Russia’s Crypto Crackdown: Now Serving 7-Year Sentences with Your Bitcoin Holdings
Moscow just turned “HODL” into a potential prison sentence. Russian authorities have officially blessed criminal penalties—up to seven years in the slammer and fines topping one million rubles—for anyone caught moonwalking with crypto outside the state’s soon-to-launch regulatory zoo.
The Ministry of Finance’s latest legislative masterpiece carves a shiny new article into Russia’s Criminal Code, complete with financial penalties and actual jail time for “illegal” digital currency activity. Think of it as KYC on steroids—like your mom demanding to meet the guy you’re trading with, but with more handcuffs.
For the petty crypto delinquents—those flipping a few satoshis under the radar—the state offers a light buffet of punishment: fines from 100,000 to 300,000 rubles (about $4,000), income garnishment for up to two years, or a cozy stay in forced labor camp for up to four. It’s not much, but hey, at least they didn’t throw in community service mining.

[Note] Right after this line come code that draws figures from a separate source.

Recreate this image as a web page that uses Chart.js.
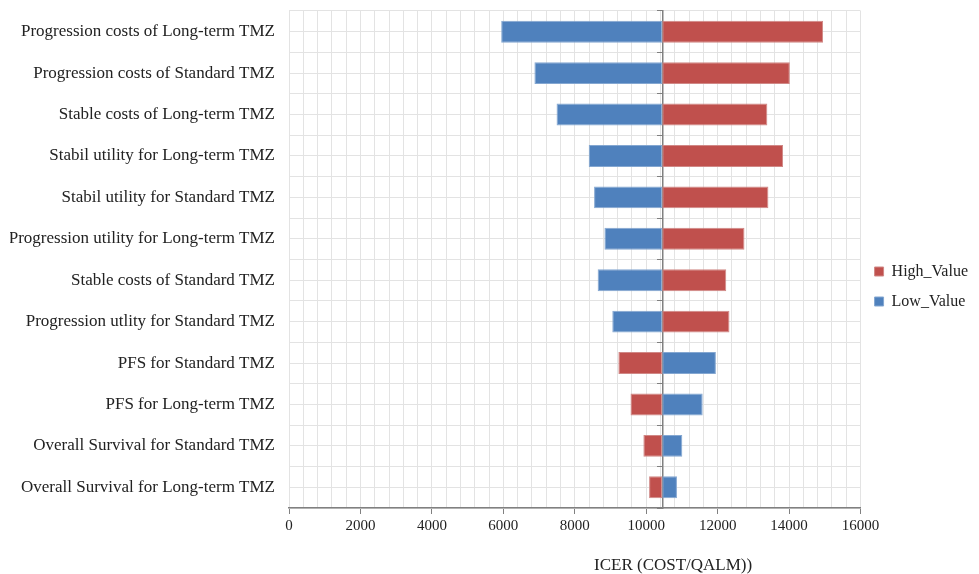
<!DOCTYPE html>
<html>
<head>
<meta charset="utf-8">
<script src="https://cdn.jsdelivr.net/npm/chart.js@4"></script>
<style>
  html, body { margin: 0; padding: 0; background: #fff; }
  #wrap { width: 979px; height: 574px; }
</style>
</head>
<body>
<div id="wrap"><canvas id="tornado" width="979" height="574"></canvas></div>
<script>
// tornado data
const labels = [
  'Progression costs of Long-term TMZ',
  'Progression costs of Standard TMZ',
  'Stable costs of Long-term TMZ',
  'Stabil utility for Long-term TMZ',
  'Stabil utility for Standard TMZ',
  'Progression utility for Long-term TMZ',
  'Stable costs of Standard TMZ',
  'Progression utlity for Standard TMZ',
  'PFS for Standard TMZ',
  'PFS for Long-term TMZ',
  'Overall Survival for Standard TMZ',
  'Overall Survival for Long-term TMZ'
];
const baseICER = 10450;
const highValue = [14950, 14020, 13390, 13830, 13420, 12750, 12240, 12330, 9220, 9560, 9920, 10080];
const lowValue  = [5940, 6870, 7490, 8390, 8540, 8830, 8640, 9050, 11950, 11580, 11010, 10860];
const xTicksMax = 16000;
const xAxisTitle = 'ICER (COST/QALM))';

const font = "'Liberation Serif', 'DejaVu Serif', serif";

// bottom title sits off-centre in the original, so draw it by hand
const titlePlugin = {
  id: 'xTitle',
  afterDraw(chart) {
    const c = chart.ctx, a = chart.chartArea;
    c.save();
    c.font = '17px ' + font;
    c.fillStyle = '#222';
    c.textAlign = 'center';
    c.textBaseline = 'middle';
    c.fillText(xAxisTitle, a.left + (a.right - a.left) * 0.672, a.bottom + 58);
    c.restore();
  }
};

const ctx = document.getElementById('tornado').getContext('2d');
new Chart(ctx, {
  type: 'bar',
  data: {
    labels: labels,
    datasets: [
      { label: 'High_Value', data: highValue.map(v => [baseICER, v]),
        backgroundColor: '#C0504D', borderColor: '#D08886', borderWidth: 1,
        borderSkipped: false, grouped: false, barPercentage: 0.53, categoryPercentage: 1 },
      { label: 'Low_Value', data: lowValue.map(v => [baseICER, v]),
        backgroundColor: '#4F81BD', borderColor: '#84A7D1', borderWidth: 1,
        borderSkipped: false, grouped: false, barPercentage: 0.53, categoryPercentage: 1 }
    ]
  },
  options: {
    indexAxis: 'y',
    responsive: false,
    animation: false,
    layout: { padding: { left: 10, right: 1, top: 11, bottom: 36 } },
    plugins: {
      tooltip: { enabled: false },
      legend: {
        position: 'right',
        // empty title only pushes the entries down a little
        title: { display: true, text: ' ', font: { size: 10 }, padding: 6 },
        labels: { font: { family: font, size: 16 }, color: '#222', boxWidth: 9, boxHeight: 9, padding: 14 }
      }
    },
    scales: {
      x: {
        min: 0, max: xTicksMax,
        ticks: {
          stepSize: 400, autoSkip: false, maxRotation: 0,
          font: { family: font, size: 15 }, color: '#222', padding: 3,
          callback: v => (v % 2000 === 0 ? String(v) : '')
        },
        grid: {
          color: '#e3e3e3',
          tickColor: c => (c.tick && c.tick.value % 2000 === 0 ? '#808080' : 'rgba(0,0,0,0)'),
          tickLength: 6
        },
        border: { color: '#808080', width: 1.5 }
      },
      y: {
        offset: true,
        afterFit: s => { s.width = 279; s.paddingTop = 0; s.paddingBottom = 0; },
        ticks: { font: { family: font, size: 17 }, color: '#222', padding: 14 },
        grid: { offset: false, color: '#e3e3e3', drawTicks: false },
        border: { display: false }
      },
      yMid: {
        type: 'category',
        axis: 'y',
        position: { x: baseICER },
        offset: true,
        ticks: { display: false },
        grid: { offset: true, color: '#e3e3e3', tickColor: '#808080', tickLength: 5 },
        border: { color: '#808080', width: 1.5 }
      }
    }
  },
  plugins: [titlePlugin]
});
</script>
</body>
</html>
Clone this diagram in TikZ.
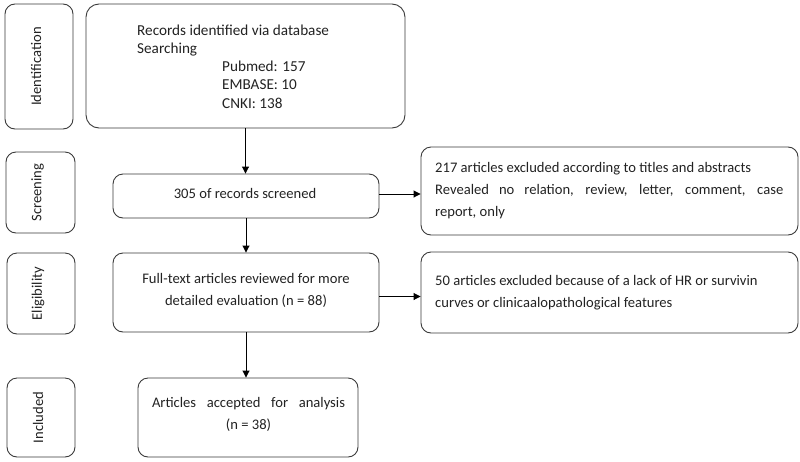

But if you’re part of an organized crew moving crypto like it’s Soviet-era contraband, congratulations—you’ve unlocked the premium punishment tier. Say hello to seven years in the big house, five years of mandatory labor (because why waste a good prison economy?), and fines up to one million rubles (over $13,000). Or, if the state’s feeling poetic, they’ll seize five years’ worth of your income. Nothing like a delayed vesting schedule from the gulag.
The law defines “major damage” as anything over 3.5 million rubles, while “especially large” damage starts at 13.5 million. Translation: the more you stack, the harder you fall—especially when the FSB and Investigative Committee come knocking like uninvited airdrops.
Under this new regime, “illegal crypto circulation” means organizing digital currency activity without a license from the Bank of Russia. So yes, running a node now requires more paperwork than opening a state-owned bakery. Innovation: criminalized. Bureaucracy: mooning.
This bill isn’t just a law—it’s Moscow’s grand plan to yank crypto out of the decentralized wilds and into the warm, tax-collecting arms of the state’s “legitimate” shadow economy. The full regulatory circus includes mandatory licensing for exchanges and depositories, with the entire show set to launch by July 1, 2026. The criminal consequences? That’s the encore—kicking in July 1, 2027. Mark your calendars, degen.
Critics say the new rules are basically an iron curtain stitched with red tape. Not only are Russians barred from most global exchanges, they now have to report their foreign crypto wallets to the Federal Tax Service. Skip the form? Enjoy a fine—because nothing says “freedom” like disclosing your cold wallet to a bureaucrat.
A recent poll suggests a third of Russians think crypto should be treated like property. Nearly as many fear the rules are just Big Brother with better optics. Yet 36% still said they’d invest—presumably in offshore wallets, privacy coins, or maybe just memorizing 24 words and fleeing to Georgia.